### Stated goal
No pictures belong in the copy; return exactly the lines from the one with "Clone this chart in matplotlib." through the one with "s.set_linewidth(1.4)", both ends included, and nothing else.
───── Extracted material ─────
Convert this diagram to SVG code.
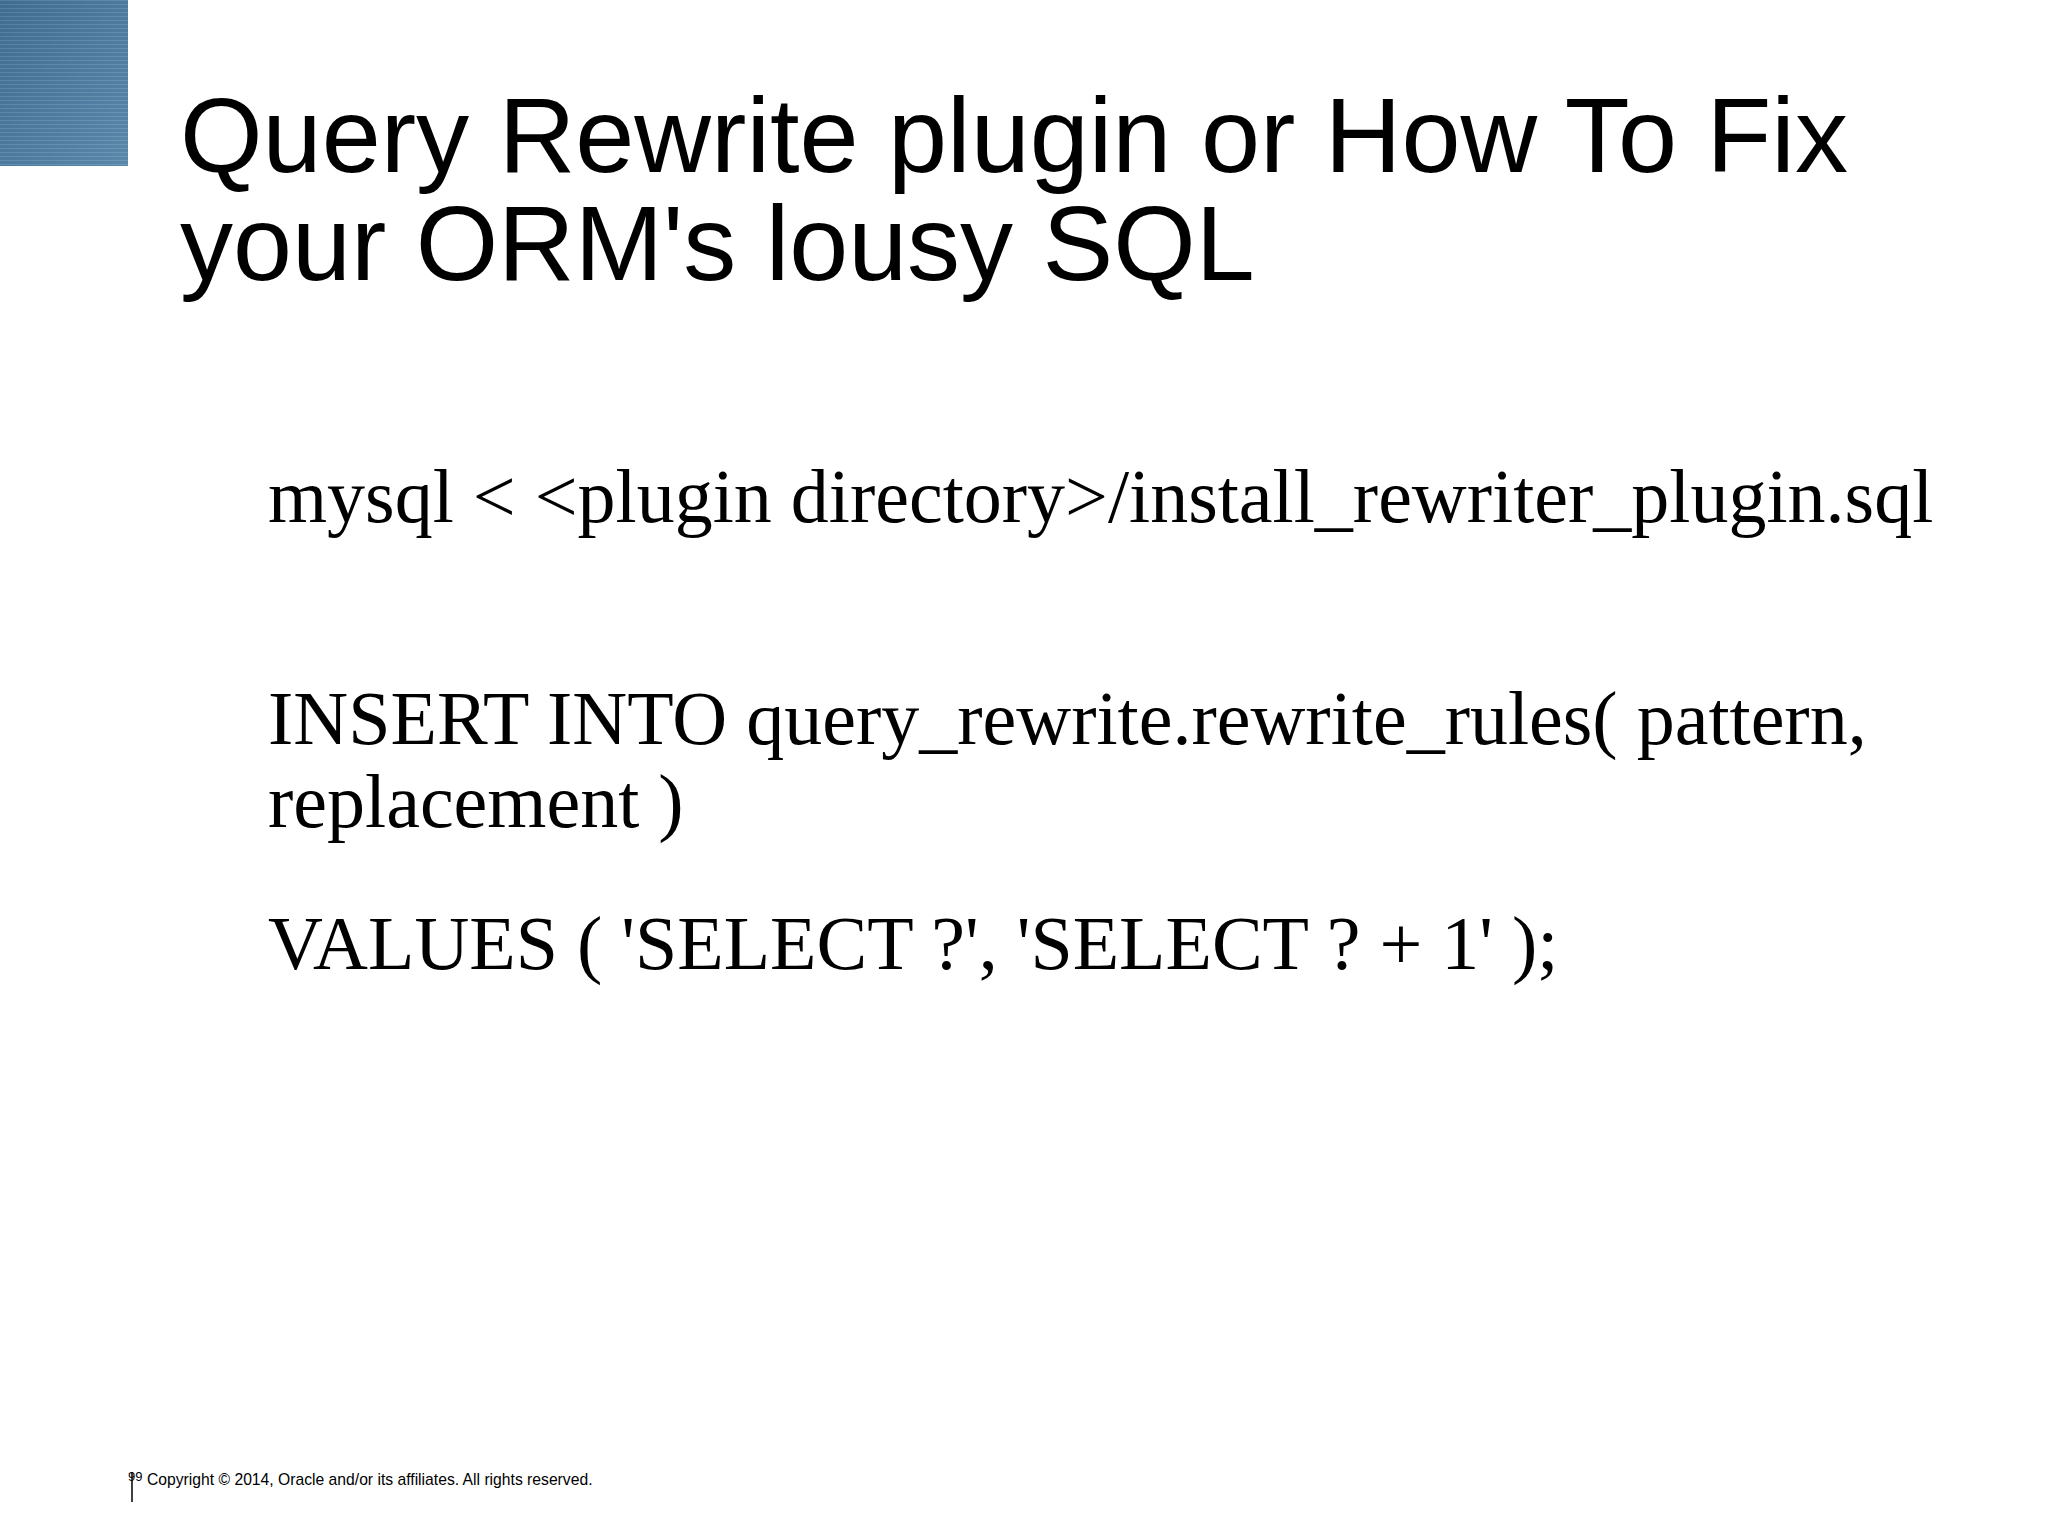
<svg xmlns="http://www.w3.org/2000/svg" width="2048" height="1535" viewBox="0 0 2048 1535">
<defs>
<linearGradient id="g" x1="0" y1="0" x2="1" y2="1"><stop offset="0" stop-color="#3f6d92"/><stop offset="1" stop-color="#5a88ab"/></linearGradient>
<pattern id="stripes" width="8" height="4" patternUnits="userSpaceOnUse"><rect width="8" height="1" fill="#ffffff" opacity="0.12"/></pattern>
</defs>
<style>
.t{font-family:"Liberation Sans",Arial,sans-serif;font-size:106px;fill:#000}
.b{font-family:"Liberation Serif","Times New Roman",serif;font-size:76px;fill:#000}
.f{font-family:"Liberation Sans",Arial,sans-serif;font-size:15.7px;fill:#000}
</style>
<rect width="2048" height="1535" fill="#fff"/>
<g id="corner"><rect x="0" y="0" width="128" height="166" fill="url(#g)"/><rect x="0" y="0" width="128" height="166" fill="url(#stripes)"/></g>
<g id="title">
<text class="t" x="180" y="172" textLength="1668" lengthAdjust="spacingAndGlyphs">Query Rewrite plugin or How To Fix</text>
<text class="t" x="180" y="280">your ORM's lousy SQL</text>
</g>
<g id="body">
<text class="b" x="268" y="522">mysql &lt; &lt;plugin directory&gt;/install_rewriter_plugin.sql</text>
<text class="b" x="268" y="744">INSERT INTO query_rewrite.rewrite_rules( pattern,</text>
<text class="b" x="268" y="827">replacement )</text>
<text class="b" x="268" y="969">VALUES ( 'SELECT ?', 'SELECT ? + 1' );</text>
</g>
<g id="footer">
<line x1="132" y1="1472" x2="132" y2="1502" stroke="#000" stroke-width="1.5"/>
<text class="f" x="128" y="1481" style="font-size:13px">99</text>
<text class="f" x="147" y="1485">Copyright © 2014, Oracle and/or its affiliates. All rights reserved.</text>
</g>
</svg>
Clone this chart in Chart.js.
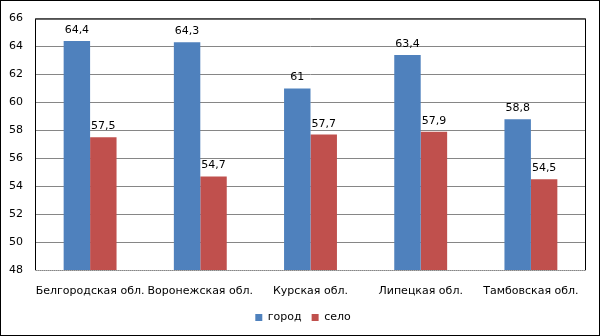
<!DOCTYPE html>
<html>
<head>
<meta charset="utf-8">
<script src="https://cdn.jsdelivr.net/npm/chart.js@4.4.0/dist/chart.umd.min.js"></script>
<style>
  html, body { margin: 0; padding: 0; background: #fff; }
  #wrap { width: 600px; height: 336px; position: relative; box-sizing: border-box; }
  #wrap canvas { display: block; }
</style>
</head>
<body>
<div id="wrap"><canvas id="chart" width="600" height="336"></canvas></div>
<script>
// chart data
const regions = ['Белгородская обл.', 'Воронежская обл.', 'Курская обл.', 'Липецкая обл.', 'Тамбовская обл.'];
const cityValues = [64.4, 64.3, 61, 63.4, 58.8];
const villageValues = [57.5, 54.7, 57.7, 57.9, 54.5];
const yTicks = [48, 50, 52, 54, 56, 58, 60, 62, 64, 66];

const fontFamily = '"DejaVu Sans", Verdana, sans-serif';

// frame around plot area + outer border
const framePlugin = {
    id: 'frame',
    afterLayout(chart) {
        // nudge the legend to the right like the original
        if (chart.legend) {
            chart.legend.left += 10;
            chart.legend.right += 10;
        }
    },
    afterDraw(chart) {
        const ctx = chart.ctx;
        const a = chart.chartArea;
        ctx.save();
        ctx.strokeStyle = '#000';
        ctx.lineWidth = 1;
        ctx.beginPath();
        ctx.moveTo(a.left + 0.5, a.bottom);
        ctx.lineTo(a.left + 0.5, a.top + 0.5);
        ctx.lineTo(a.right - 0.5, a.top + 0.5);
        ctx.lineTo(a.right - 0.5, a.bottom);
        ctx.stroke();
        // dotted base line
        ctx.strokeStyle = '#b0b0b0';
        ctx.setLineDash([1, 1]);
        ctx.beginPath();
        ctx.moveTo(a.left, a.bottom + 0.5);
        ctx.lineTo(a.right, a.bottom + 0.5);
        ctx.stroke();
        ctx.setLineDash([]);
        // outer border
        ctx.strokeStyle = '#000';
        ctx.strokeRect(0.5, 0.5, chart.width - 1, chart.height - 1);
        ctx.restore();
    }
};

// value labels above bars
const valueLabels = {
    id: 'valueLabels',
    afterDatasetsDraw(chart) {
        const ctx = chart.ctx;
        ctx.save();
        ctx.font = '11px ' + fontFamily;
        ctx.fillStyle = '#000';
        ctx.textAlign = 'center';
        ctx.textBaseline = 'alphabetic';
        chart.data.datasets.forEach((ds, i) => {
            chart.getDatasetMeta(i).data.forEach((bar, j) => {
                const txt = String(ds.data[j]).replace('.', ',');
                ctx.fillText(txt, bar.x, bar.y - 8);
            });
        });
        ctx.restore();
    }
};

new Chart(document.getElementById('chart'), {
    type: 'bar',
    data: {
        labels: regions,
        datasets: [
            { label: 'город', data: cityValues, backgroundColor: '#4F81BD' },
            { label: 'село', data: villageValues, backgroundColor: '#C0504D' }
        ]
    },
    options: {
        responsive: false,
        animation: false,
        events: [],
        layout: { padding: { left: 0, top: 13, right: 14, bottom: 3 } },
        datasets: {
            bar: { categoryPercentage: 0.48, barPercentage: 1.0 }
        },
        scales: {
            x: {
                grid: { display: false },
                border: { display: false },
                ticks: {
                    color: '#000',
                    font: { family: fontFamily, size: 11 },
                    padding: 7,
                    maxRotation: 0,
                    autoSkip: false
                },
                afterFit(scale) { scale.height = 32; }
            },
            y: {
                min: 48,
                max: 66,
                afterBuildTicks(scale) {
                    scale.ticks = yTicks.map(v => ({ value: v }));
                },
                grid: { color: '#868686', drawTicks: false },
                border: { display: false },
                ticks: {
                    color: '#000',
                    font: { family: fontFamily, size: 11 },
                    padding: 12
                },
                afterFit(scale) { scale.width = 35; }
            }
        },
        plugins: {
            legend: {
                position: 'bottom',
                labels: {
                    boxWidth: 7,
                    boxHeight: 7,
                    color: '#000',
                    font: { family: fontFamily, size: 11 },
                    padding: 10
                }
            },
            tooltip: { enabled: false }
        }
    },
    plugins: [framePlugin, valueLabels]
});
</script>
</body>
</html>
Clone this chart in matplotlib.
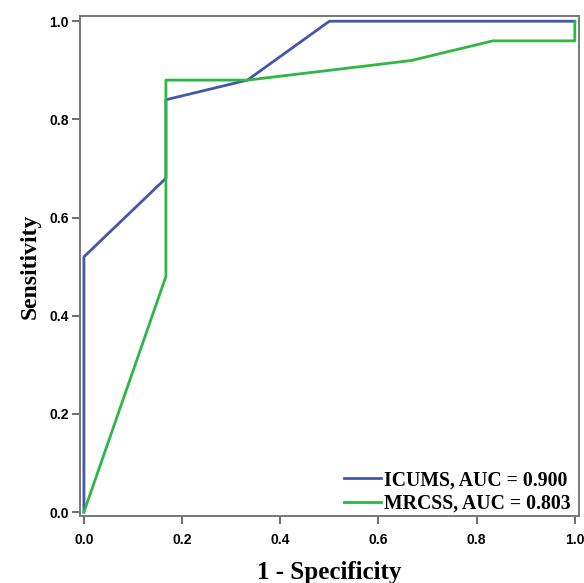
import matplotlib
matplotlib.use("Agg")
import matplotlib.pyplot as plt

# ROC curve points
icums_fpr = [0.0, 0.0, 0.167, 0.167, 0.333, 0.5, 1.0]
icums_tpr = [0.0, 0.52, 0.68, 0.84, 0.88, 1.0, 1.0]
mrcss_fpr = [0.0, 0.167, 0.167, 0.333, 0.667, 0.833, 1.0, 1.0]
mrcss_tpr = [0.0, 0.48, 0.88, 0.88, 0.92, 0.96, 0.96, 1.0]

labels = ["ICUMS, AUC = 0.900", "MRCSS, AUC = 0.803"]
colors = ["#4257AB", "#2DB843"]
ticks = [0.0, 0.2, 0.4, 0.6, 0.8, 1.0]
tick_labels = ["0.0", "0.2", "0.4", "0.6", "0.8", "1.0"]

fig = plt.figure(figsize=(5.84, 5.83), dpi=100)
ax = fig.add_axes([0.137, 0.115, 0.854, 0.857])

ax.plot(icums_fpr, icums_tpr, color=colors[0], linewidth=2.0, label=labels[0])
ax.plot(mrcss_fpr, mrcss_tpr, color=colors[1], linewidth=2.0, label=labels[1])

ax.set_xlim(-0.008, 1.008)
ax.set_ylim(-0.008, 1.01)
ax.set_xticks(ticks)
ax.set_yticks(ticks)
ax.set_xticklabels(tick_labels, fontfamily="Liberation Sans", fontweight="bold", fontsize=10)
ax.set_yticklabels(tick_labels, fontfamily="Liberation Sans", fontweight="bold", fontsize=10)
ax.tick_params(axis="x", direction="out", length=6, width=1.2, color="#555555", pad=6)
ax.tick_params(axis="y", direction="out", length=6, width=1.2, color="#555555", pad=2)

for s in ax.spines.values():
    s.set_color("#777777")
    s.set_linewidth(1.4)

ax.set_xlabel("1 - Specificity", fontfamily="Liberation Serif", fontweight="bold", fontsize=18, labelpad=10)
ax.set_ylabel("Sensitivity", fontfamily="Liberation Serif", fontweight="bold", fontsize=17, labelpad=6)

leg = ax.legend(loc="lower right", bbox_to_anchor=(1.0, -0.012), frameon=False,
                handlelength=1.9, handletextpad=0.15, borderaxespad=0.0, labelspacing=0.2,
                prop={"family": "Liberation Serif", "weight": "bold", "size": 14.2})

fig.savefig("out.png", dpi=100)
─────
### Solution to this problem
Clone this chart in matplotlib.
import matplotlib
matplotlib.use("Agg")
import matplotlib.pyplot as plt

# ROC curve points
icums_fpr = [0.0, 0.0, 0.167, 0.167, 0.333, 0.5, 1.0]
icums_tpr = [0.0, 0.52, 0.68, 0.84, 0.88, 1.0, 1.0]
mrcss_fpr = [0.0, 0.167, 0.167, 0.333, 0.667, 0.833, 1.0, 1.0]
mrcss_tpr = [0.0, 0.48, 0.88, 0.88, 0.92, 0.96, 0.96, 1.0]

labels = ["ICUMS, AUC = 0.900", "MRCSS, AUC = 0.803"]
colors = ["#4257AB", "#2DB843"]
ticks = [0.0, 0.2, 0.4, 0.6, 0.8, 1.0]
tick_labels = ["0.0", "0.2", "0.4", "0.6", "0.8", "1.0"]

fig = plt.figure(figsize=(5.84, 5.83), dpi=100)
ax = fig.add_axes([0.137, 0.115, 0.854, 0.857])

ax.plot(icums_fpr, icums_tpr, color=colors[0], linewidth=2.0, label=labels[0])
ax.plot(mrcss_fpr, mrcss_tpr, color=colors[1], linewidth=2.0, label=labels[1])

ax.set_xlim(-0.008, 1.008)
ax.set_ylim(-0.008, 1.01)
ax.set_xticks(ticks)
ax.set_yticks(ticks)
ax.set_xticklabels(tick_labels, fontfamily="Liberation Sans", fontweight="bold", fontsize=10)
ax.set_yticklabels(tick_labels, fontfamily="Liberation Sans", fontweight="bold", fontsize=10)
ax.tick_params(axis="x", direction="out", length=6, width=1.2, color="#555555", pad=6)
ax.tick_params(axis="y", direction="out", length=6, width=1.2, color="#555555", pad=2)

for s in ax.spines.values():
    s.set_color("#777777")
    s.set_linewidth(1.4)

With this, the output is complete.